◆ WHAT IS NEEDED
From the first line of the listing below to the line with "import plotly.graph_objects as go", print each line exactly, and nothing more. Leave out the pictures.

◆ SOURCE MATERIAL
════

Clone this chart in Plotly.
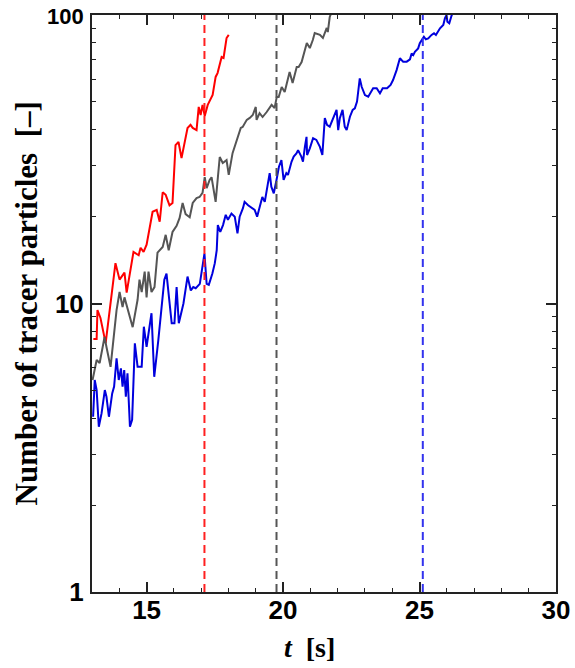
import plotly.graph_objects as go

# ---- data ----
red_t = [13.05,13.17,13.20,13.31,13.50,13.61,13.86,14.01,14.19,14.27,14.52,14.71,14.78,14.89,15.00,15.22,15.37,15.48,15.59,15.70,15.84,15.95,16.06,16.17,16.28,16.50,16.61,16.69,16.83,16.91,16.98,17.05,17.13,17.24,17.42,17.53,17.60,17.75,17.82,17.93,18.01]
red_n = [7.53,7.53,9.49,8.91,7.29,8.77,13.8,12.1,12.8,10.9,15.1,14.7,15.6,15.1,16.0,20.8,21.1,19.2,24.3,23.8,21.9,22.3,35.4,36.3,31.9,40.6,41.6,40.6,39.9,48.0,45.0,48.8,44.7,48.8,52.8,61.0,62.9,71.5,71.0,83.2,85.3]

gray_t = [13.02,13.17,13.28,13.46,13.53,13.68,13.90,14.01,14.12,14.19,14.49,14.67,14.74,14.82,14.93,15.00,15.07,15.18,15.29,15.40,15.59,15.70,15.81,15.95,16.10,16.21,16.32,16.43,16.58,16.69,16.83,16.94,17.05,17.13,17.20,17.31,17.38,17.53,17.68,17.79,17.93,18.01,18.15,18.30,18.45,18.52,18.67,18.78,18.89,19.00,19.03,19.14,19.25,19.40,19.58,19.69,19.77,19.84,19.95,20.06,20.14,20.24,20.35,20.50,20.57,20.68,20.87,20.98,21.09,21.16,21.35,21.46,21.60,21.64,21.71,21.75]
gray_n = [5.43,6.37,6.22,7.65,7.07,6.03,9.49,10.96,9.72,10.5,8.28,10.3,12.1,10.96,12.9,10.5,12.9,10.96,11.4,15.0,15.7,17.3,15.3,17.7,18.6,19.8,22.3,20.4,19.9,22.3,23.2,23.4,24.2,27.4,25.1,26.8,27.4,22.5,32.2,30.7,31.4,27.9,33.2,36.9,40.6,40.9,43.3,44.0,45.0,48.0,43.3,45.7,44.3,46.1,48.8,47.6,52.0,52.0,56.3,54.1,58.6,63.4,58.1,66.0,66.0,68.7,80.0,76.8,81.9,86.6,85.3,83.2,90.2,87.3,98.4,100.7]

blue_t = [13.04,13.10,13.17,13.25,13.35,13.47,13.53,13.62,13.74,13.81,13.90,13.98,14.06,14.12,14.18,14.24,14.30,14.39,14.47,14.57,14.67,14.82,14.90,15.00,15.18,15.28,15.43,15.52,15.65,15.73,15.82,15.92,16.02,16.10,16.18,16.35,16.50,16.62,16.71,16.80,16.95,17.04,17.12,17.20,17.28,17.41,17.50,17.57,17.61,17.70,17.80,17.90,17.98,18.11,18.23,18.33,18.41,18.53,18.59,18.72,18.88,18.96,19.05,19.14,19.24,19.33,19.45,19.51,19.57,19.66,19.76,19.85,19.94,20.02,20.12,20.18,20.31,20.39,20.49,20.55,20.67,20.73,20.80,20.86,20.88,20.98,21.10,21.22,21.35,21.44,21.53,21.61,21.71,21.81,21.90,21.96,22.02,22.08,22.18,22.26,22.33,22.45,22.55,22.63,22.71,22.81,22.88,23.00,23.12,23.21,23.30,23.43,23.55,23.65,23.81,23.94,24.03,24.16,24.28,24.34,24.40,24.53,24.65,24.71,24.77,24.83,24.95,25.01,25.11,25.16,25.23,25.32,25.44,25.53,25.60,25.75,25.87,25.93,25.99,26.02,26.09,26.18,26.24]
blue_n = [4.05,5.43,5.01,3.74,4.16,5.01,4.75,4.05,4.88,5.15,6.46,5.43,5.96,5.15,5.88,4.75,5.73,3.74,3.95,7.28,6.04,6.04,8.31,7.08,9.25,5.57,7.47,9.25,12.1,12.7,10.3,8.54,8.54,11.4,8.54,10.0,12.4,11.1,11.4,11.3,11.7,13.4,14.9,11.7,11.6,12.7,13.8,15.3,18.7,17.7,18.7,20.3,19.5,20.5,20.0,17.5,20.0,21.4,22.5,21.9,21.4,21.1,20.0,21.6,23.4,22.5,26.4,28.3,25.4,24.1,26.8,29.8,31.4,26.8,28.3,27.9,31.0,32.3,33.1,34.0,32.3,31.0,34.9,37.8,32.7,34.5,37.4,36.9,34.9,32.7,43.9,41.6,41.0,43.3,45.0,46.9,39.9,43.9,46.9,41.0,39.9,44.4,46.9,47.5,50.1,60.3,56.4,52.8,52.1,54.2,55.7,55.7,53.5,55.7,55.7,57.2,59.5,64.4,70.8,69.8,68.9,68.9,70.2,73.6,72.6,74.6,76.6,79.8,83.0,84.1,82.4,83.0,85.3,86.4,85.3,89.9,92.3,97.3,100,94.8,93.6,100,101.5]

# vertical marker times (dashed lines)
vline_t = [17.12, 19.76, 25.12]

x_ticks = [15, 20, 25, 30]
x_ticktext = ["15", "20", "25", "30"]
y_ticks = [1, 10, 100]
y_ticktext = ["1", "10", "<span style='font-size:22px'>100</span>"]
y_minor = [2, 3, 4, 5, 6, 7, 8, 9, 20, 30, 40, 50, 60, 70, 80, 90]

RED = "#ff0000"
GRAY = "#555555"
BLUE = "#0000dd"
series = [(red_t, red_n, RED), (gray_t, gray_n, GRAY), (blue_t, blue_n, BLUE)]
vcolors = ["#ff2020", "#555555", "#3333ee"]

fig = go.Figure()
for t, n, c in series:
    fig.add_trace(go.Scatter(x=t, y=n, mode="lines",
                             line=dict(color=c, width=2), showlegend=False))

for vt, vc in zip(vline_t, vcolors):
    fig.add_shape(type="line", xref="x", yref="paper", x0=vt, x1=vt, y0=0, y1=1,
                  line=dict(color=vc, width=2, dash="8px,5px"), layer="above")

tickfont = dict(family="Liberation Sans, Arial", size=26, color="black", weight="bold")

fig.update_layout(
    width=575, height=668,
    margin=dict(l=92, r=19, t=15, b=76, autoexpand=False),
    paper_bgcolor="white", plot_bgcolor="white",
    showlegend=False,
    xaxis=dict(range=[13, 30], tickvals=x_ticks, ticktext=x_ticktext, automargin=False,
               ticks="inside", ticklen=10, tickwidth=1.5, tickcolor="#222",
               showline=True, linewidth=2, linecolor="#222", mirror="ticks",
               showgrid=False, zeroline=False, tickfont=tickfont, ticklabelstandoff=-6,
               minor=dict(dtick=1, tick0=13, ticks="inside", ticklen=4, tickwidth=1.2,
                          tickcolor="#222", showgrid=False)),
    yaxis=dict(type="log", range=[0, 2], tickvals=y_ticks, ticktext=y_ticktext, automargin=False,
               ticks="inside", ticklen=10, tickwidth=1.5, tickcolor="#222",
               showline=True, linewidth=2, linecolor="#222", mirror="ticks",
               showgrid=False, zeroline=False, tickfont=tickfont, ticklabelstandoff=1,
               minor=dict(tickvals=y_minor, ticks="inside", ticklen=4, tickwidth=1.2,
                          tickcolor="#222", showgrid=False)),
)

xtitlefont = dict(family="Liberation Serif, Times New Roman", size=28, color="black", weight="bold")
ytitlefont = dict(family="Liberation Serif, Times New Roman", size=31, color="black", weight="bold")
fig.add_annotation(text="<i>t</i>\u00a0\u00a0[s]", xref="paper", yref="paper",
                   x=0.469, y=0, yshift=-73, xanchor="center", yanchor="bottom",
                   showarrow=False, font=xtitlefont)
fig.add_annotation(text="Number of tracer particles\u00a0\u00a0[\u2013]", xref="paper", yref="paper",
                   x=0, xshift=-66, y=0.5, xanchor="center", yanchor="middle",
                   textangle=-90, showarrow=False, font=ytitlefont)

fig.write_html("out.html", config={"displayModeBar": False},
               post_script="document.body.style.margin='0';")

════

◆ TASK RESULT
Clone this chart in Plotly.
import plotly.graph_objects as go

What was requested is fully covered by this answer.